Extracted information:

"""

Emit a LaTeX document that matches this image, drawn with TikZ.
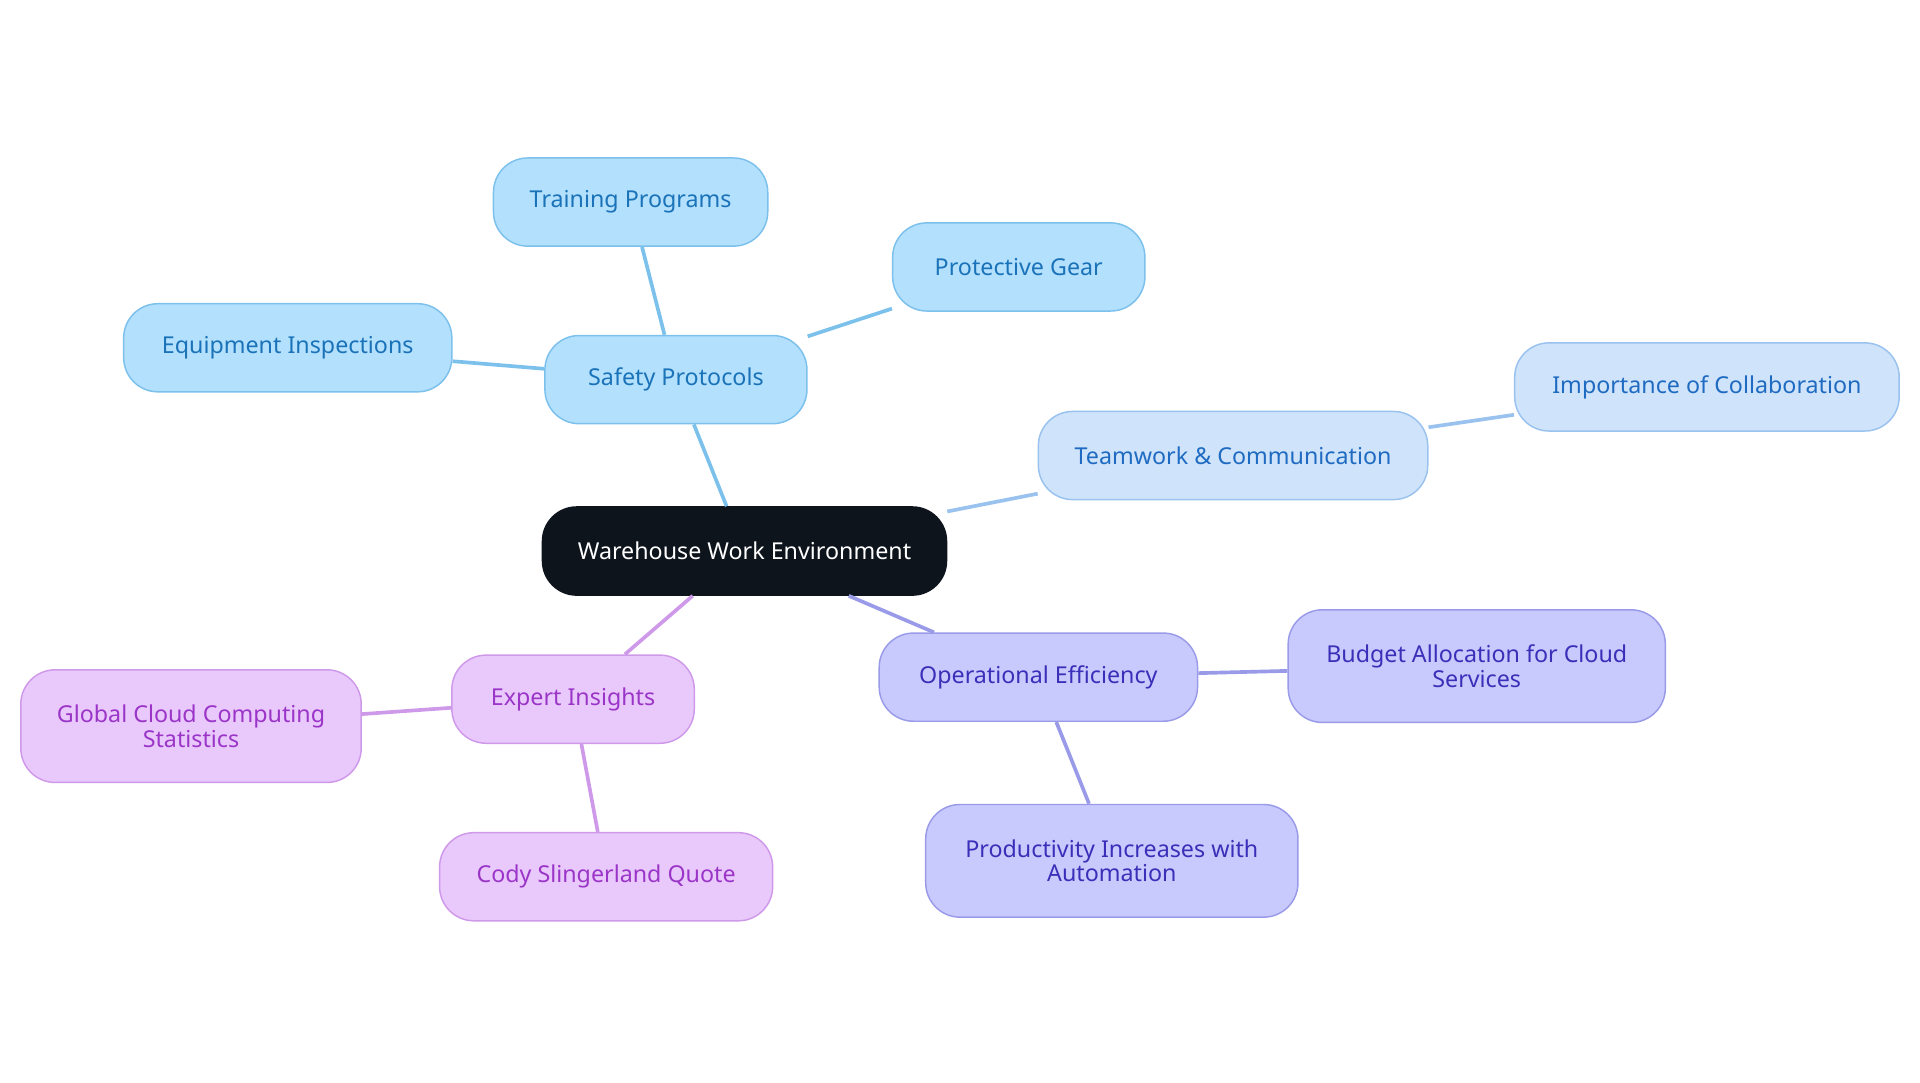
\documentclass[tikz,border=0pt]{standalone}
\usepackage{fontspec}
\setmainfont{Noto Sans}
\begin{document}
\begin{tikzpicture}[x=1pt,y=-1pt,
 base/.style={rounded corners=28pt,line width=1.2pt,align=center,font=\fontsize{19}{20}\selectfont,inner sep=0pt},
 sp/.style={base,fill=cSP,draw=eSP,text=tSP},
 tw/.style={base,fill=cTW,draw=eTW,text=tTW},
 oe/.style={base,fill=cOE,draw=eOE,text=tOE},
 ei/.style={base,fill=cEI,draw=eEI,text=tEI},
 ln/.style={line width=3pt}]
\definecolor{cSP}{HTML}{B3E0FD}\definecolor{eSP}{HTML}{7CC0EC}\definecolor{tSP}{HTML}{1A73B8}
\definecolor{cTW}{HTML}{CFE3FB}\definecolor{eTW}{HTML}{99C2EE}\definecolor{tTW}{HTML}{1F6BC1}
\definecolor{cOE}{HTML}{C8CAFD}\definecolor{eOE}{HTML}{9A9BE8}\definecolor{tOE}{HTML}{3A2FB8}
\definecolor{cEI}{HTML}{E9C9FB}\definecolor{eEI}{HTML}{CF99EA}\definecolor{tEI}{HTML}{9B35C8}
\useasboundingbox (0,0) rectangle (1568,884);
\node[base,fill={rgb,255:red,13;green,20;blue,28},draw={rgb,255:red,13;green,20;blue,28},text=white,minimum width=330pt,minimum height=72pt] (c) at (608,450) {Warehouse Work Environment};
\node[sp,minimum width=214pt,minimum height=72pt] (s) at (552,310) {Safety Protocols};
\node[sp,minimum width=224pt,minimum height=72pt] (s1) at (515,165) {Training Programs};
\node[sp,minimum width=206pt,minimum height=72pt] (s2) at (832,218) {Protective Gear};
\node[sp,minimum width=268pt,minimum height=72pt] (s3) at (235,284) {Equipment Inspections};
\node[tw,minimum width=318pt,minimum height=72pt] (t) at (1007,372) {Teamwork \& Communication};
\node[tw,minimum width=314pt,minimum height=72pt] (t1) at (1394,316) {Importance of Collaboration};
\node[oe,minimum width=260pt,minimum height=72pt] (o) at (848,553) {Operational Efficiency};
\node[oe,minimum width=308pt,minimum height=92pt] (o1) at (1206,544) {Budget Allocation for Cloud\\Services};
\node[oe,minimum width=304pt,minimum height=92pt] (o2) at (908,703) {Productivity Increases with\\Automation};
\node[ei,minimum width=198pt,minimum height=72pt] (e) at (468,571) {Expert Insights};
\node[ei,minimum width=278pt,minimum height=92pt] (e1) at (156,593) {Global Cloud Computing\\Statistics};
\node[ei,minimum width=272pt,minimum height=72pt] (e2) at (495,716) {Cody Slingerland Quote};
\begin{scope}[on background layer/.style={}]
\end{scope}
\begin{pgfonlayer}{main}\end{pgfonlayer}
\draw[ln,eSP] (c) -- (s); \draw[ln,eSP] (s) -- (s1); \draw[ln,eSP] (s) -- (s2); \draw[ln,eSP] (s) -- (s3);
\draw[ln,eTW] (c) -- (t); \draw[ln,eTW] (t) -- (t1);
\draw[ln,eOE] (c) -- (o); \draw[ln,eOE] (o) -- (o1); \draw[ln,eOE] (o) -- (o2);
\draw[ln,eEI] (c) -- (e); \draw[ln,eEI] (e) -- (e1); \draw[ln,eEI] (e) -- (e2);
\end{tikzpicture}
\end{document}
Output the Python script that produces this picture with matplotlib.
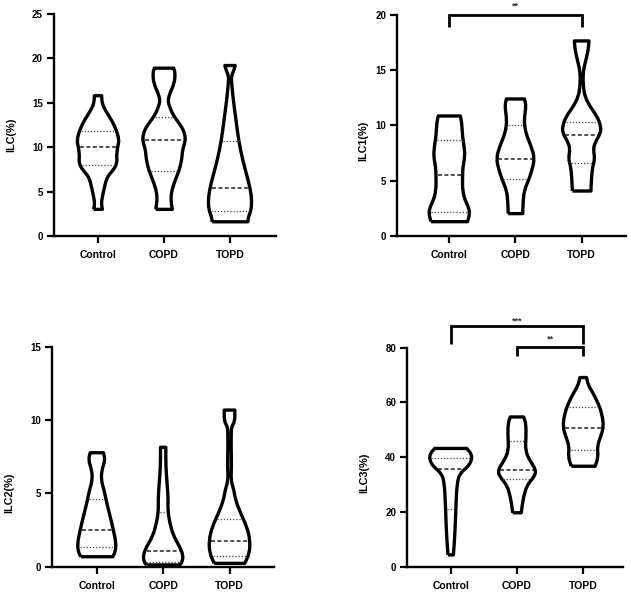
import matplotlib
matplotlib.use("Agg")
import matplotlib.pyplot as plt
import numpy as np
from matplotlib.path import Path
from matplotlib.patches import PathPatch

plt.rcParams['font.family'] = ['Liberation Sans', 'DejaVu Sans']
plt.rcParams['font.weight'] = 'bold'

groups = ["Control", "COPD", "TOPD"]

# violin outlines: (y value, half width in category units), bottom -> top
ilc_control = [(3.0, 0.066), (3.7, 0.05), (4.4, 0.066), (5.6, 0.10), (6.7, 0.14), (7.4, 0.23),
               (8.2, 0.29), (9.1, 0.28), (10.1, 0.30), (10.8, 0.32), (11.9, 0.28), (13.0, 0.21),
               (14.2, 0.106), (15.0, 0.06), (15.8, 0.055)]
ilc_copd = [(3.0, 0.126), (3.7, 0.11), (4.4, 0.106), (5.2, 0.12), (6.3, 0.17), (7.4, 0.23),
            (8.6, 0.27), (9.7, 0.28), (10.6, 0.32), (11.4, 0.32), (12.3, 0.27), (13.5, 0.146),
            (14.6, 0.08), (15.3, 0.06), (16.1, 0.09), (17.2, 0.157), (18.35, 0.17), (18.9, 0.146)]
ilc_topd = [(1.6, 0.27), (2.2, 0.28), (2.9, 0.32), (4.0, 0.33), (5.2, 0.31), (6.7, 0.26),
            (8.6, 0.19), (10.8, 0.13), (13.1, 0.09), (15.3, 0.05), (17.2, 0.025), (18.0, 0.02),
            (18.7, 0.06), (19.2, 0.078)]
ilc_median = [10.0, 10.8, 5.4]
ilc_q1 = [8.0, 7.3, 2.8]
ilc_q3 = [11.8, 13.4, 10.7]

ilc1_control = [(1.27, 0.276), (2.0, 0.31), (2.6, 0.29), (3.2, 0.24), (4.1, 0.2), (5.35, 0.2),
                (6.25, 0.206), (7.16, 0.236), (8.06, 0.226), (8.97, 0.2), (10.2, 0.19), (10.85, 0.166)]
ilc1_copd = [(2.0, 0.11), (3.2, 0.116), (4.14, 0.136), (5.05, 0.2), (5.96, 0.25), (7.0, 0.29),
             (8.06, 0.24), (8.97, 0.176), (9.89, 0.136), (10.8, 0.136), (11.7, 0.16), (12.39, 0.138)]
ilc1_topd = [(4.05, 0.14), (5.35, 0.15), (6.25, 0.166), (7.0, 0.2), (7.8, 0.176), (8.4, 0.2),
             (9.3, 0.286), (9.9, 0.29), (10.8, 0.236), (11.7, 0.126), (12.6, 0.05), (13.5, 0.025),
             (14.7, 0.02), (15.6, 0.05), (16.8, 0.1), (17.65, 0.11)]
ilc1_median = [5.5, 6.95, 9.16]
ilc1_q1 = [2.15, 5.17, 6.56]
ilc1_q3 = [8.7, 10.0, 10.28]

ilc2_control = [(0.68, 0.24), (1.03, 0.28), (1.6, 0.29), (2.28, 0.26), (2.96, 0.227), (3.87, 0.177),
                (4.55, 0.14), (5.23, 0.11), (5.9, 0.066), (6.6, 0.076), (7.27, 0.126), (7.77, 0.10)]
ilc2_copd = [(0.12, 0.25), (0.34, 0.29), (0.8, 0.3), (1.37, 0.25), (2.05, 0.16), (2.96, 0.1),
             (3.87, 0.07), (4.55, 0.076), (5.68, 0.06), (6.82, 0.04), (8.14, 0.04)]
ilc2_topd = [(0.23, 0.23), (0.91, 0.3), (1.82, 0.31), (2.73, 0.26), (3.64, 0.167), (4.55, 0.09),
             (5.23, 0.066), (5.9, 0.02), (6.82, 0.03), (7.95, 0.025), (9.09, 0.025), (9.54, 0.03),
             (9.9, 0.08), (10.68, 0.08)]
ilc2_median = [2.5, 1.1, 1.78]
ilc2_q1 = [1.32, 0.34, 0.73]
ilc2_q3 = [4.62, 3.75, 3.23]

ilc3_control = [(4.3, 0.04), (7.3, 0.05), (11.0, 0.06), (15.8, 0.07), (23.1, 0.08), (30.4, 0.096),
                (34.1, 0.136), (36.5, 0.26), (39.0, 0.32), (41.4, 0.31), (43.2, 0.24)]
ilc3_copd = [(19.7, 0.065), (21.9, 0.076), (25.5, 0.1), (29.8, 0.15), (32.8, 0.26), (35.3, 0.29),
             (38.9, 0.19), (42.5, 0.126), (47.4, 0.136), (52.3, 0.136), (54.7, 0.1)]
ilc3_topd = [(36.7, 0.18), (40.1, 0.227), (43.8, 0.21), (47.4, 0.26), (51.1, 0.31), (56.0, 0.28),
             (59.6, 0.227), (63.3, 0.15), (66.3, 0.076), (69.1, 0.05)]
ilc3_median = [35.8, 35.5, 50.7]
ilc3_q1 = [20.9, 32.2, 42.8]
ilc3_q3 = [39.8, 45.9, 58.4]

ylabels = ["ILC(%)", "ILC1(%)", "ILC2(%)", "ILC3(%)"]
yticks_list = [[0, 5, 10, 15, 20, 25], [0, 5, 10, 15, 20], [0, 5, 10, 15], [0, 20, 40, 60, 80]]

# significance brackets: (group a, group b, y top, y leg end, y text, label)
sig_ilc1 = [(0, 2, 20.0, 18.95, 20.8, "**")]
sig_ilc3 = [(0, 2, 87.8, 81.5, 89.6, "***"), (1, 2, 80.3, 76.9, 83.2, "**")]

W, H = 631, 599
fig = plt.figure(figsize=(W / 100, H / 100), dpi=100)


def axes_px(l, t, r, b):
    return fig.add_axes([l / W, 1 - b / H, (r - l) / W, (b - t) / H])


def draw_violin(ax, pos, prof):
    left = [(pos - w, y) for y, w in prof]
    right = [(pos + w, y) for y, w in prof][::-1]
    pts = [left[0]] + left + [left[-1], right[0]] + right + [right[-1]]
    n = len(pts)
    mids = [((pts[k][0] + pts[(k + 1) % n][0]) / 2, (pts[k][1] + pts[(k + 1) % n][1]) / 2) for k in range(n)]
    verts = [mids[0]]
    codes = [Path.MOVETO]
    for k in range(1, n + 1):
        verts += [pts[k % n], mids[k % n]]
        codes += [Path.CURVE3, Path.CURVE3]
    patch = PathPatch(Path(verts, codes), facecolor='white', edgecolor='black', lw=2.4,
                      joinstyle='round', zorder=3)
    ax.add_patch(patch)


def qline(ax, pos, prof, y, style, lw, color):
    ys = [p[0] for p in prof]
    ws = [p[1] for p in prof]
    hw = np.interp(y, ys, ws) - 0.025
    ax.plot([pos - hw, pos + hw], [y, y], color=color, lw=lw, linestyle=style, zorder=4,
            solid_capstyle='butt', dash_capstyle='butt')


def setup(ax, ylim, yticks, xlim, ylabel, lab_xy):
    ax.set_xlim(*xlim)
    ax.set_ylim(*ylim)
    for s in ['top', 'right']:
        ax.spines[s].set_visible(False)
    for s in ['left', 'bottom']:
        ax.spines[s].set_linewidth(1.7)
    ax.set_yticks(yticks)
    ax.set_xticks(range(len(groups)))
    ax.set_xticklabels(groups, fontsize=7.5, fontweight='bold')
    ax.tick_params(axis='y', length=5, width=1.6, labelsize=7, pad=3)
    ax.tick_params(axis='x', length=5, width=1.6, labelsize=7.5, pad=5)
    for t in ax.get_yticklabels():
        t.set_fontweight('bold')
    ax.set_ylabel(ylabel, fontsize=7.8, fontweight='bold')
    ax.yaxis.set_label_coords(*lab_xy)


def panel(ax, profs, med, q1, q3):
    for i, prof in enumerate(profs):
        draw_violin(ax, i, prof)
        qline(ax, i, prof, med[i], (0, (2.6, 1.6)), 1.1, '#222222')
        qline(ax, i, prof, q1[i], (0, (1.0, 1.5)), 0.9, '#444444')
        qline(ax, i, prof, q3[i], (0, (1.0, 1.5)), 0.9, '#444444')


def brackets(ax, sigs):
    for a, b, ytop, yleg, ytxt, lab in sigs:
        ax.plot([a, a, b, b], [yleg, ytop, ytop, yleg], color='black', lw=2.0, clip_on=False,
                solid_joinstyle='miter', solid_capstyle='butt', zorder=5)
        ax.text((a + b) / 2, ytxt, lab, ha='center', va='center', fontsize=6.5,
                fontweight='bold', color='#333333', clip_on=False)


ax1 = axes_px(54, 14, 276, 236)
setup(ax1, (0, 25), yticks_list[0], (-0.667, 2.697), ylabels[0], (-0.172, 0.455))
panel(ax1, [ilc_control, ilc_copd, ilc_topd], ilc_median, ilc_q1, ilc_q3)

ax2 = axes_px(397.3, 15, 626, 235.7)
setup(ax2, (0, 20), yticks_list[1], (-0.785, 2.67), ylabels[1], (-0.125, 0.43))
panel(ax2, [ilc1_control, ilc1_copd, ilc1_topd], ilc1_median, ilc1_q1, ilc1_q3)
brackets(ax2, sig_ilc1)

ax3 = axes_px(52.3, 346.7, 274, 566.7)
setup(ax3, (0, 15), yticks_list[2], (-0.67, 2.67), ylabels[2], (-0.172, 0.336))
panel(ax3, [ilc2_control, ilc2_copd, ilc2_topd], ilc2_median, ilc2_q1, ilc2_q3)

ax4 = axes_px(407.3, 347.7, 623, 566.7)
setup(ax4, (0, 80), yticks_list[3], (-0.655, 2.6), ylabels[3], (-0.178, 0.43))
panel(ax4, [ilc3_control, ilc3_copd, ilc3_topd], ilc3_median, ilc3_q1, ilc3_q3)
brackets(ax4, sig_ilc3)

fig.savefig("out.png", dpi=100)
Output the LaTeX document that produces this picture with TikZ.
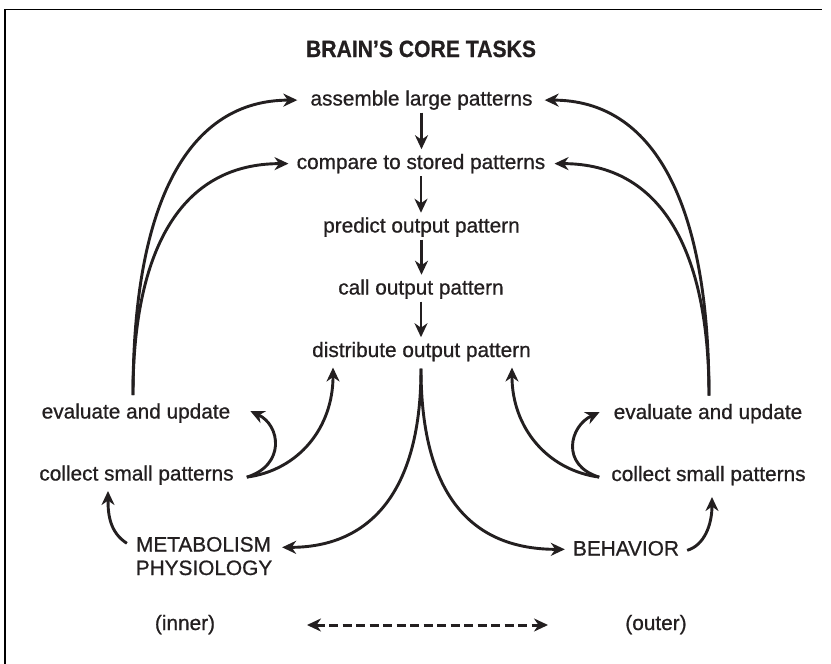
\documentclass[tikz,border=0pt]{standalone}
\usepackage{fontspec}
\setmainfont[FakeBold=0.75]{Liberation Sans}
\usetikzlibrary{arrows.meta}
\definecolor{ink}{HTML}{231F20}
\tikzset{
  txt/.style={font=\fontsize{20.8}{25}\selectfont, inner sep=0pt, anchor=base, text=ink},
  arr/.style={line width=2.9pt, draw=ink, -{Stealth[length=14pt,width=13pt,inset=4.5pt]}},
  dasharr/.style={line width=3pt, draw=ink, dash pattern=on 9pt off 4.5pt,
    {Stealth[length=14pt,width=13pt,inset=4.5pt]}-{Stealth[length=14pt,width=13pt,inset=4.5pt]}},
  framel/.style={line width=1.6pt, draw=black}
}
\begin{document}
\begin{tikzpicture}[x=1pt,y=-1pt]
\useasboundingbox (0,0) rectangle (831,664);
\fill[white] (0,0) rectangle (831,664);
% frame
\draw[framel] (4,9.5) -- (822,9.5);
\draw[framel] (5,9.5) -- (5,664);

% title
\node[txt, font=\bfseries\fontsize{23.5}{27}\selectfont] (title) at (421,57) {\scalebox{0.9}[1]{BRAIN’S CORE TASKS}};

% central column
\node[txt] (a) at (421.5,105.5) {assemble large patterns};
\node[txt] (c) at (421,169) {compare to stored patterns};
\node[txt] (p) at (421.5,232.5) {predict output pattern};
\node[txt] (o) at (421,294.5) {call output pattern};
\node[txt] (d) at (421.5,357) {distribute output pattern};

% left side
\node[txt] (eL) at (136,418.5) {evaluate and update};
\node[txt] (cL) at (136.5,480.5) {collect small patterns};
\node[txt] (mA) at (203.5,551.5) {METABOLISM};
\node[txt] (mB) at (204,575) {PHYSIOLOGY};
\node[txt] (inner) at (185,630) {(inner)};

% right side
\node[txt] (eR) at (708,419) {evaluate and update};
\node[txt] (cR) at (708.5,481) {collect small patterns};
\node[txt] (beh) at (626,555.5) {BEHAVIOR};
\node[txt] (outer) at (656,630) {(outer)};

\coordinate (dl) at (307,625);
\coordinate (dr) at (548,625);

% vertical chain
\draw[arr, shorten <=2.5pt, shorten >=4.5pt] (a.south) -- (a.south |- c.north);
\draw[arr, shorten <=2.5pt, shorten >=4.5pt] (c.south) -- (c.south |- p.north);
\draw[arr, shorten <=2.5pt, shorten >=4.5pt] (p.south) -- (p.south |- o.north);
\draw[arr, shorten <=2.5pt, shorten >=4.5pt] (o.south) -- (o.south |- d.north);

% big left curves
\draw[arr] ([xshift=-3pt,yshift=8pt]eL.north) .. controls +(0,-195) and +(-108,0) .. ([xshift=-13pt]a.west);
\draw[arr] ([xshift=-3pt,yshift=8pt]eL.north) .. controls +(0,-145) and +(-108,0) .. ([xshift=-8pt]c.west);
% big right curves
\draw[arr] ([xshift=1pt,yshift=8pt]eR.north) .. controls +(0,-195) and +(108,0) .. ([xshift=12pt]a.east);
\draw[arr] ([xshift=1pt,yshift=8pt]eR.north) .. controls +(0,-145) and +(107,0) .. ([xshift=9pt]c.east);

% left small loops
\draw[arr] ([xshift=13pt,yshift=-2pt]cL.east) .. controls +(39,-12) and +(30,14) .. ([xshift=20pt,yshift=2pt]eL.east);
\draw[arr] ([xshift=13pt,yshift=-2pt]cL.east) .. controls +(52,-7) and +(0,60) .. ([xshift=21pt,yshift=-6pt]d.south west);
% right small loops
\draw[arr] ([xshift=-12pt,yshift=-1.5pt]cR.west) .. controls +(-39,-12) and +(-30,14) .. ([xshift=-14pt,yshift=1.5pt]eR.west);
\draw[arr] ([xshift=-12pt,yshift=-1.5pt]cR.west) .. controls +(-52,-7) and +(0,60) .. ([xshift=-19pt,yshift=-6pt]d.south east);

% trunk from distribute
\draw[arr] ([xshift=-0.5pt,yshift=-7pt]d.south) .. controls +(0,132) and +(81,0) .. ([xshift=11pt,yshift=-3pt]mA.east);
\draw[arr] ([xshift=-0.5pt,yshift=-7pt]d.south) .. controls +(0,132) and +(-89,0) .. ([xshift=-8pt,yshift=-1pt]beh.west);

% bottom to collect
\draw[arr] ([xshift=-9pt,yshift=1pt]mA.west) .. controls +(-17,-11) and +(0,24) .. ([xshift=-28.5pt,yshift=-6pt]cL.south);
\draw[arr] ([xshift=8pt,yshift=-2pt]beh.east) .. controls +(17,-5) and +(0,28) .. ([xshift=3.5pt,yshift=-11.5pt]cR.south);

% dashed
\draw[dasharr] (dl) -- (dr);
\end{tikzpicture}
\end{document}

"""

Work to complete: In the listing above, find the line with "Output the LaTeX" and the line with "(d) at (421.5,357)". Set down exactly those lines and everything between them, skipping pictures.

Response to the task:
Output the LaTeX document that produces this picture with TikZ.
\documentclass[tikz,border=0pt]{standalone}
\usepackage{fontspec}
\setmainfont[FakeBold=0.75]{Liberation Sans}
\usetikzlibrary{arrows.meta}
\definecolor{ink}{HTML}{231F20}
\tikzset{
  txt/.style={font=\fontsize{20.8}{25}\selectfont, inner sep=0pt, anchor=base, text=ink},
  arr/.style={line width=2.9pt, draw=ink, -{Stealth[length=14pt,width=13pt,inset=4.5pt]}},
  dasharr/.style={line width=3pt, draw=ink, dash pattern=on 9pt off 4.5pt,
    {Stealth[length=14pt,width=13pt,inset=4.5pt]}-{Stealth[length=14pt,width=13pt,inset=4.5pt]}},
  framel/.style={line width=1.6pt, draw=black}
}
\begin{document}
\begin{tikzpicture}[x=1pt,y=-1pt]
\useasboundingbox (0,0) rectangle (831,664);
\fill[white] (0,0) rectangle (831,664);
% frame
\draw[framel] (4,9.5) -- (822,9.5);
\draw[framel] (5,9.5) -- (5,664);

% title
\node[txt, font=\bfseries\fontsize{23.5}{27}\selectfont] (title) at (421,57) {\scalebox{0.9}[1]{BRAIN’S CORE TASKS}};

% central column
\node[txt] (a) at (421.5,105.5) {assemble large patterns};
\node[txt] (c) at (421,169) {compare to stored patterns};
\node[txt] (p) at (421.5,232.5) {predict output pattern};
\node[txt] (o) at (421,294.5) {call output pattern};
\node[txt] (d) at (421.5,357) {distribute output pattern};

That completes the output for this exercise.